18 april 2016

Het grote zelfbewustzijn van Tjaard Barnard

Geschreven door Tom Harkema

Talig, met een fijne spirituele touch, zo beleefde ik afgelopen zondag de kerkdienst in de Geertekerk in Utrecht. Ik kan nog niet zo goed wennen aan de nieuwe opstelling van de stoelen die haaks staan op het koor en dus op de predikant; gezellig en nuttig om te bekijken wie er allemaal tegenover je zitten, maar lastig om het oog op de voorganger te houden. Voordeel was wel dat ik vol bewondering de performance van muzikale alleskunner Maarten van der Bijl kon volgen: zeker vier keer tijdens de dienst sprintte hij de trap naar het orgel op en af om zijn diverse taken tijdig uit te voeren. Respect, ook voor het kamerkoor dat me onder andere ontroerde met ‘Aus tiefer Not’.

Met waardering volgde ik ook de voorstelling van dominee Tjaard Barnard uit Rotterdam. In klassiek gewaad inclusief een kekke muts (de plechtige naam van zo’n hoofddeksel ken ik niet) schreed hij de kerkzaal binnen. Daar klonk het ouderwetse ‘Onze hulp is in de naam…’ Ha, ik was weer in de gereformeerde kerk, in 1965! Maar de preek klonk als een klok, de prettige, warme stem van Tjaard leidde ons door de eeuwen, citeerde Revius, ruimde archaïsche ideeën over het verzoenend lijden van Christus op en bracht ons bij de apotheose, waar ik zo nog op kom. En passant leerden we nog waarom ooit in de apostolische geloofsbelijdenis de hellevaart van Jezus werd gefietst.

Johannes de Heer was er bij

Want ik ben zo dol op woorden en het spel daarmee. En het begon al toen we in het lied ‘Morgenglans der eeuwigheid’ het woord ‘landouw’ tegen kwamen. Een akker, een dreef, een vruchtbare streek. Ik moet dan altijd oppassen dat ik de draad van het verhaal niet kwijtraak, want ik kan wel blíjven mijmeren bij zo’n schitterend woord, ik zie de landouw voor me en ben daar ook. Daarvoor had het koor al een Franse berijming van Psalm 15 gezongen ‘Heer, wie mag gast zijn in uw tent’, Tjaard zou er in zijn preek op terugkomen. En voor mij voelt het Frans in de kerk subtiel en geestverruimend, het tegendeel van beklemmend. Klapstuk was de heerlijke meezinger ‘Daar juicht een toon, daar klinkt een stem’. Behoorlijk verdacht in een vrijzinnige dienst, want uit de moppentrommel van Johannes de Heer, maar de woorden ‘alles, alles is voldaan’ uit dit lied bleken uiteindelijk centraal te staan in de overweging.
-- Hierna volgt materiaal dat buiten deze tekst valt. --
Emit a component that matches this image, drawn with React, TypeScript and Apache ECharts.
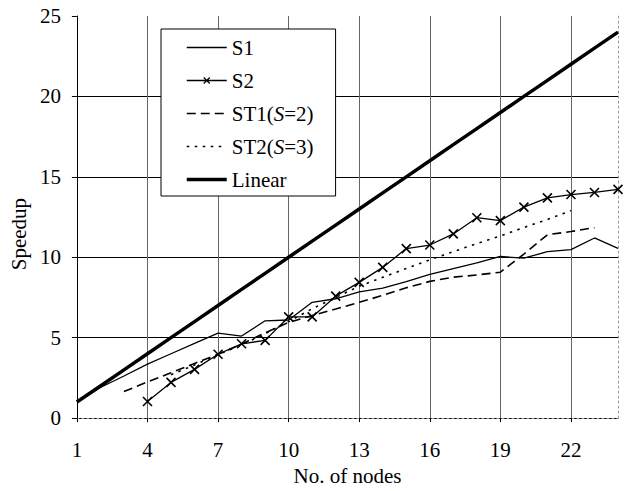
import React, { useEffect, useRef } from "react";
import * as echarts from "echarts";

const nodes = ["1","2","3","4","5","6","7","8","9","10","11","12","13","14","15","16","17","18","19","20","21","22","23","24"];
const s1 = [1, 1.9, 2.62, 3.36, 4.0, 4.64, 5.28, 5.1, 6.05, 6.1, 7.2, 7.42, 7.85, 8.08, 8.48, 8.93, 9.3, 9.65, 10.05, 9.94, 10.35, 10.47, 11.2, 10.55];
const s2 = [null, null, null, 1.03, 2.22, 3.03, 3.97, 4.62, 4.83, 6.29, 6.29, 7.58, 8.44, 9.37, 10.54, 10.76, 11.45, 12.46, 12.28, 13.12, 13.69, 13.9, 14.03, 14.22];
const st1 = [null, null, 1.65, 2.25, 2.82, 3.4, 3.97, 4.6, 5.3, 5.95, 6.38, 6.78, 7.2, 7.63, 8.1, 8.5, 8.76, 8.9, 9.07, 10.2, 11.4, 11.6, 11.84, null];
const st2 = [null, null, null, null, 2.7, 3.3, 3.95, 4.55, 5.25, 6.0, 6.8, 7.5, 8.2, 8.75, 9.3, 9.84, 10.35, 10.85, 11.32, 11.85, 12.35, 12.9, null, null];
const linear = [1, 2, 3, 4, 5, 6, 7, 8, 9, 10, 11, 12, 13, 14, 15, 16, 17, 18, 19, 20, 21, 22, 23, 24];
const yTicks = [0, 5, 10, 15, 20, 25];

const FONT = "'Liberation Serif', 'Times New Roman', serif";

export default function App() {
  const ref = useRef<HTMLDivElement>(null);
  useEffect(() => {
    if (!ref.current) return;
    const chart = echarts.init(ref.current, null, { renderer: "svg" });
    const base = { fontFamily: FONT, fontSize: 21, color: "#000" };
    const hidden = { opacity: 0 };
    chart.setOption({
      animation: false,
      backgroundColor: "#fff",
      textStyle: base,
      grid: { left: 71, right: 9, top: 16, bottom: 64, containLabel: false },
      legend: {
        orient: "vertical",
        left: 161,
        top: 29,
        padding: [8, 22, 6, 24],
        itemWidth: 40,
        itemHeight: 20,
        itemGap: 12,
        backgroundColor: "#fff",
        borderColor: "#000",
        borderWidth: 1,
        borderRadius: 0,
        textStyle: {
          ...base,
          rich: { i: { ...base, fontStyle: "italic" } },
        },
        formatter: (name: string) => name.replace("(S=", "({i|S}="),
        data: [
          { name: "S1", itemStyle: hidden, lineStyle: { width: 1.3 } },
          {
            name: "S2",
            icon: "path://M0,6L40,6M17,3L23,9M17,9L23,3",
            itemStyle: { color: "rgba(0,0,0,0)", borderColor: "#000", borderWidth: 1.3 },
          },
          { name: "ST1(S=2)", itemStyle: hidden, lineStyle: { width: 1.6 } },
          { name: "ST2(S=3)", itemStyle: hidden, lineStyle: { width: 1.6 } },
          { name: "Linear", itemStyle: hidden, lineStyle: { width: 3.5 } },
        ],
      },
      xAxis: [
        {
          type: "category",
          data: nodes,
          boundaryGap: false,
          name: "No. of nodes",
          nameLocation: "middle",
          nameGap: 43,
          nameTextStyle: base,
          axisLine: { lineStyle: { color: "#000", width: 1 } },
          axisTick: { interval: 2, length: 4, lineStyle: { color: "#000" } },
          axisLabel: { interval: 2, margin: 21, ...base },
          splitLine: { show: true, interval: 2, lineStyle: { color: "#666", width: 1 } },
        },
        {
          type: "category",
          data: nodes,
          boundaryGap: false,
          position: "top",
          axisLine: { lineStyle: { color: "#999", width: 1, type: [2, 3] } },
          axisTick: { show: false },
          axisLabel: { show: false },
          splitLine: { show: false },
        },
      ],
      yAxis: [
        {
          type: "value",
          min: yTicks[0],
          max: yTicks[yTicks.length - 1],
          interval: 5,
          name: "Speedup",
          nameLocation: "middle",
          nameGap: 41,
          nameTextStyle: { ...base, padding: [0, 34, 0, 0] },
          axisLine: { show: true, lineStyle: { color: "#000", width: 1 } },
          axisTick: { show: true, length: 5, lineStyle: { color: "#000" } },
          axisLabel: { margin: 16, ...base },
          splitLine: { show: true, showMaxLine: false, lineStyle: { color: "#000", width: 1 } },
        },
        {
          type: "value",
          min: yTicks[0],
          max: yTicks[yTicks.length - 1],
          interval: 5,
          position: "right",
          axisLine: { show: true, lineStyle: { color: "#999", width: 1, type: [2, 3] } },
          axisTick: { show: false },
          axisLabel: { show: false },
          splitLine: { show: false },
        },
      ],
      series: [
        {
          name: "S1",
          type: "line",
          data: s1,
          symbol: "none",
          lineStyle: { color: "#000", width: 1.3 },
          itemStyle: { color: "#000" },
        },
        {
          name: "S2",
          type: "line",
          data: s2,
          symbol: "path://M0,0L10,10M0,10L10,0",
          symbolSize: 9,
          lineStyle: { color: "#000", width: 1.3 },
          itemStyle: { color: "none", borderColor: "#000", borderWidth: 1.6 },
        },
        {
          name: "ST1(S=2)",
          type: "line",
          data: st1,
          symbol: "none",
          lineStyle: { color: "#000", width: 1.6, type: [9, 5] },
          itemStyle: { color: "#000" },
        },
        {
          name: "ST2(S=3)",
          type: "line",
          data: st2,
          symbol: "none",
          lineStyle: { color: "#000", width: 1.6, type: [2.5, 5.5] },
          itemStyle: { color: "#000" },
        },
        {
          name: "Linear",
          type: "line",
          data: linear,
          symbol: "none",
          lineStyle: { color: "#000", width: 3.5 },
          itemStyle: { color: "#000" },
        },
      ],
    });
    return () => chart.dispose();
  }, []);
  return (
    <div
      ref={ref}
      style={{ position: "fixed", left: 0, top: 0, width: 627, height: 491, background: "#fff" }}
    />
  );
}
Geef mijn portie maar aan Fikkie?

En talig was ook de uitspraak van de oude Hervormde mastodont Smits die, zo haalde Tjaard hem aan, in 1959 de verzoeningsleer bij het grofvuil zette, met de woorden: ‘Geef mijn portie maar aan Fikkie’. Ongebruikelijke woorden in theologisch verband, maar erg krachtig in het beeld: hooguit goed voor een straathond. Smits wilde zelf verantwoordelijk zijn voor zijn daden en zonden, dat karwei hoefde een ander niet over te nemen. En net toen het leek, dat we het daar maar mee moesten doen – deze uitspraak past toch zo goed in onze liberale geesten – deelde Tjaard een tikje uit aan Smits en misschien ons. Want is het wel zo dat als wij op welk moment dan ook voor God verschijnen – wie of wat hij ook is – we dat wel kunnen doen vanuit dat ‘grote zelfbewustzijn’? God die ons kent zoals niemand ons kent, zal zich ontfermen over ons, is degene aan wie wij ons kunnen toevertrouwen, zoals we dat als kind hopelijk konden bij onze eigen vader en moeder. Als Jezus niet de grote verzoener is, dan is het toch zeker God.